[Start of RECORDS TO USE]
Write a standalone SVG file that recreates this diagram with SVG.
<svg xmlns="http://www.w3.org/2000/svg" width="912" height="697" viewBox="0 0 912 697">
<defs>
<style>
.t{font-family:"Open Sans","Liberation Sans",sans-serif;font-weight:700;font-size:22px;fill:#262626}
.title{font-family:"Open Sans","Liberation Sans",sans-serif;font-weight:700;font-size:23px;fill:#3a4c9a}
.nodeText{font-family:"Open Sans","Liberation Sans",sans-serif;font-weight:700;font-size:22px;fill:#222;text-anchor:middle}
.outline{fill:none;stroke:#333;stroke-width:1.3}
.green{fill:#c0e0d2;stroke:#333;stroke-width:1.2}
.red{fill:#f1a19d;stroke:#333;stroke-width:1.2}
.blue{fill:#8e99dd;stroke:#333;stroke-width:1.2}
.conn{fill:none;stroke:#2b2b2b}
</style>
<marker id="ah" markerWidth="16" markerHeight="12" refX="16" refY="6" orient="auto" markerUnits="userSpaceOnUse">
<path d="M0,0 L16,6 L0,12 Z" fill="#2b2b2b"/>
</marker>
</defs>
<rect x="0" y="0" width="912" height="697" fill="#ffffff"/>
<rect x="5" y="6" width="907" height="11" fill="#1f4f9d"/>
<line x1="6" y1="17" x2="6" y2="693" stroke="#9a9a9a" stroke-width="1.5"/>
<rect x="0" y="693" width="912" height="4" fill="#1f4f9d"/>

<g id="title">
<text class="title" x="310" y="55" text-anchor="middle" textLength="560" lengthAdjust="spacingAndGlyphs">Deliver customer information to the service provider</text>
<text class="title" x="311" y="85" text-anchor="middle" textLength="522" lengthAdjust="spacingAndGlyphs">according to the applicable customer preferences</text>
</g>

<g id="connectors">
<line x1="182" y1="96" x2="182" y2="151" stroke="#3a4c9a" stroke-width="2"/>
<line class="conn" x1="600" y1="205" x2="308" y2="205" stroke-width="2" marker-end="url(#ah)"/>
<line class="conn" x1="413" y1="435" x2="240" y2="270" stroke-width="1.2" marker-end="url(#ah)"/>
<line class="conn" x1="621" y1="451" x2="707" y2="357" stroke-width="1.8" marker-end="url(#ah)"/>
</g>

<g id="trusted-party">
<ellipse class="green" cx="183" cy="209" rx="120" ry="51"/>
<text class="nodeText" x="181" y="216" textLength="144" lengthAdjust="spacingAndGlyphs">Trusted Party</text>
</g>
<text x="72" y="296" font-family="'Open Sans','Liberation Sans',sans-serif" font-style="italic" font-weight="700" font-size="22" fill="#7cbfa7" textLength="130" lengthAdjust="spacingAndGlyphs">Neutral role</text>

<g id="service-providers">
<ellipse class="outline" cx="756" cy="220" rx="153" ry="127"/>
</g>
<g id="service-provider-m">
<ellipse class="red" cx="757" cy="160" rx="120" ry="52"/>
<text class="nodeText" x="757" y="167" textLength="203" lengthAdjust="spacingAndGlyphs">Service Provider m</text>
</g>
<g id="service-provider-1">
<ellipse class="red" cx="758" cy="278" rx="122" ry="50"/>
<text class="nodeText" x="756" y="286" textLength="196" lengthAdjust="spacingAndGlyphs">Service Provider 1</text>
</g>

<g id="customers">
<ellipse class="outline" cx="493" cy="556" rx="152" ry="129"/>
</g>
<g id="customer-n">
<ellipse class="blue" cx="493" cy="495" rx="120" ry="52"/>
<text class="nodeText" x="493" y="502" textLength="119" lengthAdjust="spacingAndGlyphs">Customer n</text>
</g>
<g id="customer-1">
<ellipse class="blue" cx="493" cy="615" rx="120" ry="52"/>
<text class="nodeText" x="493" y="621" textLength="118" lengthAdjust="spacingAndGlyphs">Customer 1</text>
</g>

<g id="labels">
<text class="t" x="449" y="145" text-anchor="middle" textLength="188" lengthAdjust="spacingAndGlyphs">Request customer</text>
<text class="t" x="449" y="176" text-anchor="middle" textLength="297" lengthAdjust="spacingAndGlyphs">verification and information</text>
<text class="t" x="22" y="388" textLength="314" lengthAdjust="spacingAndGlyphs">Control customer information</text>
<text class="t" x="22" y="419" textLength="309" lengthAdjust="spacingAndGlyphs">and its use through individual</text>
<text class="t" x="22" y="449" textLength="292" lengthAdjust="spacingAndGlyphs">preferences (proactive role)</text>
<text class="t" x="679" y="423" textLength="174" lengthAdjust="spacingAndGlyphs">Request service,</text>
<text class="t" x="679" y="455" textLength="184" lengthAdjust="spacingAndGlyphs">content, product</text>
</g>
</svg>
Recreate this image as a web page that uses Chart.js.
[End of RECORDS TO USE]
■ **EXERCISE**: Go through the listing above and restate it word for word.

■ **FULL ANSWER**:
Write a standalone SVG file that recreates this diagram with SVG.
<svg xmlns="http://www.w3.org/2000/svg" width="912" height="697" viewBox="0 0 912 697">
<defs>
<style>
.t{font-family:"Open Sans","Liberation Sans",sans-serif;font-weight:700;font-size:22px;fill:#262626}
.title{font-family:"Open Sans","Liberation Sans",sans-serif;font-weight:700;font-size:23px;fill:#3a4c9a}
.nodeText{font-family:"Open Sans","Liberation Sans",sans-serif;font-weight:700;font-size:22px;fill:#222;text-anchor:middle}
.outline{fill:none;stroke:#333;stroke-width:1.3}
.green{fill:#c0e0d2;stroke:#333;stroke-width:1.2}
.red{fill:#f1a19d;stroke:#333;stroke-width:1.2}
.blue{fill:#8e99dd;stroke:#333;stroke-width:1.2}
.conn{fill:none;stroke:#2b2b2b}
</style>
<marker id="ah" markerWidth="16" markerHeight="12" refX="16" refY="6" orient="auto" markerUnits="userSpaceOnUse">
<path d="M0,0 L16,6 L0,12 Z" fill="#2b2b2b"/>
</marker>
</defs>
<rect x="0" y="0" width="912" height="697" fill="#ffffff"/>
<rect x="5" y="6" width="907" height="11" fill="#1f4f9d"/>
<line x1="6" y1="17" x2="6" y2="693" stroke="#9a9a9a" stroke-width="1.5"/>
<rect x="0" y="693" width="912" height="4" fill="#1f4f9d"/>

<g id="title">
<text class="title" x="310" y="55" text-anchor="middle" textLength="560" lengthAdjust="spacingAndGlyphs">Deliver customer information to the service provider</text>
<text class="title" x="311" y="85" text-anchor="middle" textLength="522" lengthAdjust="spacingAndGlyphs">according to the applicable customer preferences</text>
</g>

<g id="connectors">
<line x1="182" y1="96" x2="182" y2="151" stroke="#3a4c9a" stroke-width="2"/>
<line class="conn" x1="600" y1="205" x2="308" y2="205" stroke-width="2" marker-end="url(#ah)"/>
<line class="conn" x1="413" y1="435" x2="240" y2="270" stroke-width="1.2" marker-end="url(#ah)"/>
<line class="conn" x1="621" y1="451" x2="707" y2="357" stroke-width="1.8" marker-end="url(#ah)"/>
</g>

<g id="trusted-party">
<ellipse class="green" cx="183" cy="209" rx="120" ry="51"/>
<text class="nodeText" x="181" y="216" textLength="144" lengthAdjust="spacingAndGlyphs">Trusted Party</text>
</g>
<text x="72" y="296" font-family="'Open Sans','Liberation Sans',sans-serif" font-style="italic" font-weight="700" font-size="22" fill="#7cbfa7" textLength="130" lengthAdjust="spacingAndGlyphs">Neutral role</text>

<g id="service-providers">
<ellipse class="outline" cx="756" cy="220" rx="153" ry="127"/>
</g>
<g id="service-provider-m">
<ellipse class="red" cx="757" cy="160" rx="120" ry="52"/>
<text class="nodeText" x="757" y="167" textLength="203" lengthAdjust="spacingAndGlyphs">Service Provider m</text>
</g>
<g id="service-provider-1">
<ellipse class="red" cx="758" cy="278" rx="122" ry="50"/>
<text class="nodeText" x="756" y="286" textLength="196" lengthAdjust="spacingAndGlyphs">Service Provider 1</text>
</g>

<g id="customers">
<ellipse class="outline" cx="493" cy="556" rx="152" ry="129"/>
</g>
<g id="customer-n">
<ellipse class="blue" cx="493" cy="495" rx="120" ry="52"/>
<text class="nodeText" x="493" y="502" textLength="119" lengthAdjust="spacingAndGlyphs">Customer n</text>
</g>
<g id="customer-1">
<ellipse class="blue" cx="493" cy="615" rx="120" ry="52"/>
<text class="nodeText" x="493" y="621" textLength="118" lengthAdjust="spacingAndGlyphs">Customer 1</text>
</g>

<g id="labels">
<text class="t" x="449" y="145" text-anchor="middle" textLength="188" lengthAdjust="spacingAndGlyphs">Request customer</text>
<text class="t" x="449" y="176" text-anchor="middle" textLength="297" lengthAdjust="spacingAndGlyphs">verification and information</text>
<text class="t" x="22" y="388" textLength="314" lengthAdjust="spacingAndGlyphs">Control customer information</text>
<text class="t" x="22" y="419" textLength="309" lengthAdjust="spacingAndGlyphs">and its use through individual</text>
<text class="t" x="22" y="449" textLength="292" lengthAdjust="spacingAndGlyphs">preferences (proactive role)</text>
<text class="t" x="679" y="423" textLength="174" lengthAdjust="spacingAndGlyphs">Request service,</text>
<text class="t" x="679" y="455" textLength="184" lengthAdjust="spacingAndGlyphs">content, product</text>
</g>
</svg>
Recreate this image as a web page that uses Chart.js.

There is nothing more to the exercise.